== SUPPLIED MATERIAL ==

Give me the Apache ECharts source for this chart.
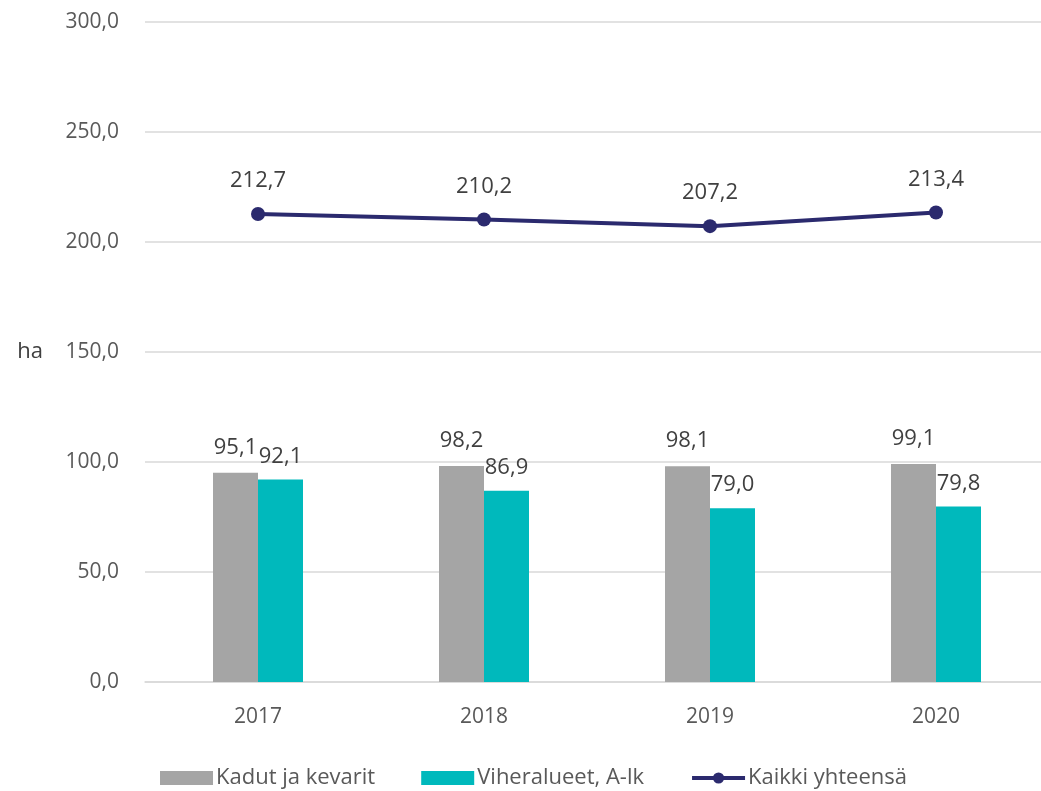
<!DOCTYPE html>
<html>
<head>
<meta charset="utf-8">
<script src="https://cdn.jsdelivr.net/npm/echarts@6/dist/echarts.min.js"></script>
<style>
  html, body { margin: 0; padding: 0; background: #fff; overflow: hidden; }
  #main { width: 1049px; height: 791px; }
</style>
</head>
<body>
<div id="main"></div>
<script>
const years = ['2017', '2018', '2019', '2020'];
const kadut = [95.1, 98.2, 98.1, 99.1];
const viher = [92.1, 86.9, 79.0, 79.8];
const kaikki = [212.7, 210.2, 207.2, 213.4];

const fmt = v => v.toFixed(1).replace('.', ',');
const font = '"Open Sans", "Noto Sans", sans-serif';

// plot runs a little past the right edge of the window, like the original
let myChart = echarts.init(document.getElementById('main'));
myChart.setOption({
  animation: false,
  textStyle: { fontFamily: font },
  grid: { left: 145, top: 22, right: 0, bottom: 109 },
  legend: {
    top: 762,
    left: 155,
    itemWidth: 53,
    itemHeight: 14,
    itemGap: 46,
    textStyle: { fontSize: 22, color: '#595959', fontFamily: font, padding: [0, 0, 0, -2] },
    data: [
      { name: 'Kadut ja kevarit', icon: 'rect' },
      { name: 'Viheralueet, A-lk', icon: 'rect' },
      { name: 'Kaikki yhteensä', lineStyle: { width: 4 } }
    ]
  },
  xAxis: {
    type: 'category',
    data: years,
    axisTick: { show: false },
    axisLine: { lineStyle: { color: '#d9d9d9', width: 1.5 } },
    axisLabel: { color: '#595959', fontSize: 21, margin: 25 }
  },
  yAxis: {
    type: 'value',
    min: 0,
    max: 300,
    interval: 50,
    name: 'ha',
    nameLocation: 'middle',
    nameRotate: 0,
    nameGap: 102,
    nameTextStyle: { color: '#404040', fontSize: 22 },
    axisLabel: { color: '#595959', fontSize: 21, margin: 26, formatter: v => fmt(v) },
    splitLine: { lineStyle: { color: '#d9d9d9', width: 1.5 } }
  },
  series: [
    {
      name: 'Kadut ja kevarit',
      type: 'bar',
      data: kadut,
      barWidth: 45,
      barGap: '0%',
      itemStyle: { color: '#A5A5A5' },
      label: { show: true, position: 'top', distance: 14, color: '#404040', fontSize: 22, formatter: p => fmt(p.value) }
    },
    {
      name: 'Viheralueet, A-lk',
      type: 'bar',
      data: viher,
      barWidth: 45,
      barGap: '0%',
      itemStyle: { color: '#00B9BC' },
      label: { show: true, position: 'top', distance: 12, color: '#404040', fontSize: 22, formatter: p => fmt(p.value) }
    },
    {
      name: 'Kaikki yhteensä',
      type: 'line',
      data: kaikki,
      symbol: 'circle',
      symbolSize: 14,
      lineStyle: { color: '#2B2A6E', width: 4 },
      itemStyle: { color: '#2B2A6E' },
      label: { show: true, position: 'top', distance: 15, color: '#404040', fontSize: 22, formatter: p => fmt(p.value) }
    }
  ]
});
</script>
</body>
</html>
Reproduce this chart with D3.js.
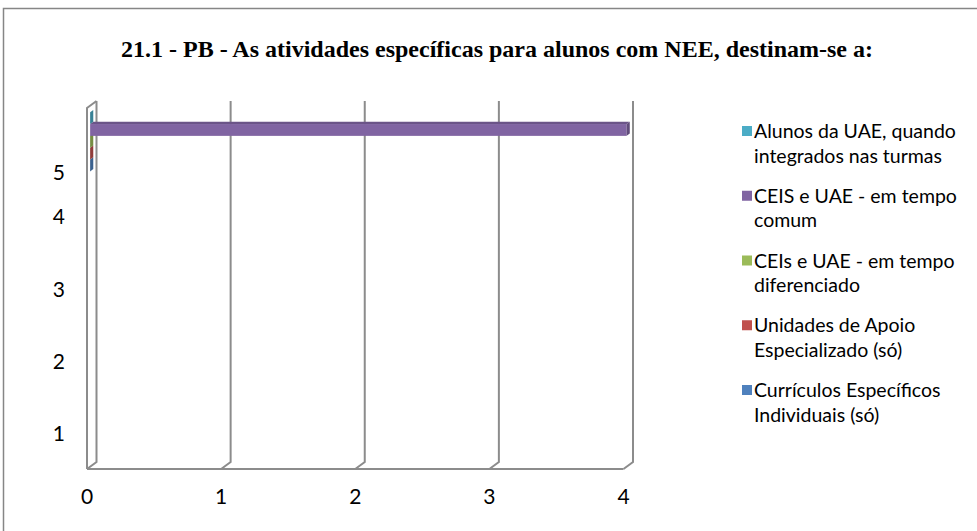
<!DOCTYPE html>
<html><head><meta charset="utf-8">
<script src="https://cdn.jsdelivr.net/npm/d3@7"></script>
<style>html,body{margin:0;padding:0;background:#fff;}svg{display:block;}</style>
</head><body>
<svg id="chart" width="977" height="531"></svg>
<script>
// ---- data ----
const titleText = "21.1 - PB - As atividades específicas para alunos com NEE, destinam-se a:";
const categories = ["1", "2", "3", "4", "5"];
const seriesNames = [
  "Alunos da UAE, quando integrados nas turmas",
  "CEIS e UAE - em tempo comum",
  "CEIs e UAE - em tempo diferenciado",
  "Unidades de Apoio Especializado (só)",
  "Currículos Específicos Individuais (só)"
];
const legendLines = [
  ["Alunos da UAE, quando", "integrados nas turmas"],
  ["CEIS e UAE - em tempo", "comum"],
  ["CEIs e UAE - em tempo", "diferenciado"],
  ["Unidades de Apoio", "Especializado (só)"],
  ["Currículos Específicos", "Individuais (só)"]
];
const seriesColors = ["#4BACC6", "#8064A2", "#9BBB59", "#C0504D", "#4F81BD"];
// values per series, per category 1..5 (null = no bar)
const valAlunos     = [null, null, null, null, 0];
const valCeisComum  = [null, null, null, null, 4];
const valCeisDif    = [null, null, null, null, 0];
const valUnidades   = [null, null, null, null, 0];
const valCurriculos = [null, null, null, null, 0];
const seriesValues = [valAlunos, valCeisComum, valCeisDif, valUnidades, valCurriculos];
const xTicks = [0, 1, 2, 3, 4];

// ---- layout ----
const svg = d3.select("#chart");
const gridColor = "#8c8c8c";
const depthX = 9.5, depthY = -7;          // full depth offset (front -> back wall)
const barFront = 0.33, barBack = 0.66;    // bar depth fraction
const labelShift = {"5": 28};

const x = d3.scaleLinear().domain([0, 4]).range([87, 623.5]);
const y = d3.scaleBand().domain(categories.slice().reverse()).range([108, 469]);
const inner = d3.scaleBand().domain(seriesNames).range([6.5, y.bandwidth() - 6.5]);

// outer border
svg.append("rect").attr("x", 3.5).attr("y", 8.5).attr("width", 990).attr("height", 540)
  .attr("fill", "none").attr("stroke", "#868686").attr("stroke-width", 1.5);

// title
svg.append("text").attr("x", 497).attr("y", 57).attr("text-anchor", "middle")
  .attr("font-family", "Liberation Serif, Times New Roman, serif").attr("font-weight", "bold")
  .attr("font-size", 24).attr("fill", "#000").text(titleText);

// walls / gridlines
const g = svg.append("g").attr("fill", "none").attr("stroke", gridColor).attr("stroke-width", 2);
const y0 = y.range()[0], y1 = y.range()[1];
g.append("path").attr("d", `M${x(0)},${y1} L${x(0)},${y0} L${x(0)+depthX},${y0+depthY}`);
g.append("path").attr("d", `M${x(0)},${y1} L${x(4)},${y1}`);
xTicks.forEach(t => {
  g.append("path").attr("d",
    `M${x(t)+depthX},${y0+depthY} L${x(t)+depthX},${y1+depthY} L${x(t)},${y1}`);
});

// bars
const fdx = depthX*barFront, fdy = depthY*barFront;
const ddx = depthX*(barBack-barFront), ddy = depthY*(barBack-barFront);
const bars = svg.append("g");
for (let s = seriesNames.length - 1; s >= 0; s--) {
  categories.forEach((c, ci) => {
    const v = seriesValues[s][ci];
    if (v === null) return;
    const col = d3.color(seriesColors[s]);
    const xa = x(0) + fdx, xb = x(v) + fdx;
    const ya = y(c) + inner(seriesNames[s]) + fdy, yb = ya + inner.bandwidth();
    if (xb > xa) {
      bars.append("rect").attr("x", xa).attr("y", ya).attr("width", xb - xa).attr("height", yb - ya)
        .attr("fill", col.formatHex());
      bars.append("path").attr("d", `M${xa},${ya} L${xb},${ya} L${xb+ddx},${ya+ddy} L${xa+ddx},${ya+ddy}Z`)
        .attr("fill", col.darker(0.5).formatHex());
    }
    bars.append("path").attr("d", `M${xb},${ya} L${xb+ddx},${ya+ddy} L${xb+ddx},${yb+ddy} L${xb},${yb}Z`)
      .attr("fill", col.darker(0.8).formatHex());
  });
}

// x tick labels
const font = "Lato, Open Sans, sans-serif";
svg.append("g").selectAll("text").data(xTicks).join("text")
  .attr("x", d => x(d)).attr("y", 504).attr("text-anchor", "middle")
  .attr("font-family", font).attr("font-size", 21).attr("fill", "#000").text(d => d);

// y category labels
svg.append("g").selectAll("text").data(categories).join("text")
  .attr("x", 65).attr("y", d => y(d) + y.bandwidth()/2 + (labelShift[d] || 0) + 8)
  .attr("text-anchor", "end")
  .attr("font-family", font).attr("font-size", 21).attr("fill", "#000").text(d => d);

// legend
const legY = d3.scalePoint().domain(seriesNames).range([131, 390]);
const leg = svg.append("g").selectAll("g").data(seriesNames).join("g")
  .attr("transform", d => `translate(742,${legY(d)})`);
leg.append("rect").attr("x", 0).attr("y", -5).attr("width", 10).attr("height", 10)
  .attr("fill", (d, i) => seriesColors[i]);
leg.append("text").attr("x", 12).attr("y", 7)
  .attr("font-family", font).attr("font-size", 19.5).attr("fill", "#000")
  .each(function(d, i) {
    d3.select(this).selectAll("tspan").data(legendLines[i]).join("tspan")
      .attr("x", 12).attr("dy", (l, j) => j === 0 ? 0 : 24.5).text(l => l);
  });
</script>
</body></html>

===

[WORK TO COMPLETE] Write out exactly the lines from the one that has "Reproduce this chart with D3.js." down to the one that has "y.bandwidth() - 6.5]);", including both. Pictures stay out of the copy.

[EXERCISE RESULT]
Reproduce this chart with D3.js.
<!DOCTYPE html>
<html><head><meta charset="utf-8">
<script src="https://cdn.jsdelivr.net/npm/d3@7"></script>
<style>html,body{margin:0;padding:0;background:#fff;}svg{display:block;}</style>
</head><body>
<svg id="chart" width="977" height="531"></svg>
<script>
// ---- data ----
const titleText = "21.1 - PB - As atividades específicas para alunos com NEE, destinam-se a:";
const categories = ["1", "2", "3", "4", "5"];
const seriesNames = [
  "Alunos da UAE, quando integrados nas turmas",
  "CEIS e UAE - em tempo comum",
  "CEIs e UAE - em tempo diferenciado",
  "Unidades de Apoio Especializado (só)",
  "Currículos Específicos Individuais (só)"
];
const legendLines = [
  ["Alunos da UAE, quando", "integrados nas turmas"],
  ["CEIS e UAE - em tempo", "comum"],
  ["CEIs e UAE - em tempo", "diferenciado"],
  ["Unidades de Apoio", "Especializado (só)"],
  ["Currículos Específicos", "Individuais (só)"]
];
const seriesColors = ["#4BACC6", "#8064A2", "#9BBB59", "#C0504D", "#4F81BD"];
// values per series, per category 1..5 (null = no bar)
const valAlunos     = [null, null, null, null, 0];
const valCeisComum  = [null, null, null, null, 4];
const valCeisDif    = [null, null, null, null, 0];
const valUnidades   = [null, null, null, null, 0];
const valCurriculos = [null, null, null, null, 0];
const seriesValues = [valAlunos, valCeisComum, valCeisDif, valUnidades, valCurriculos];
const xTicks = [0, 1, 2, 3, 4];

// ---- layout ----
const svg = d3.select("#chart");
const gridColor = "#8c8c8c";
const depthX = 9.5, depthY = -7;          // full depth offset (front -> back wall)
const barFront = 0.33, barBack = 0.66;    // bar depth fraction
const labelShift = {"5": 28};

const x = d3.scaleLinear().domain([0, 4]).range([87, 623.5]);
const y = d3.scaleBand().domain(categories.slice().reverse()).range([108, 469]);
const inner = d3.scaleBand().domain(seriesNames).range([6.5, y.bandwidth() - 6.5]);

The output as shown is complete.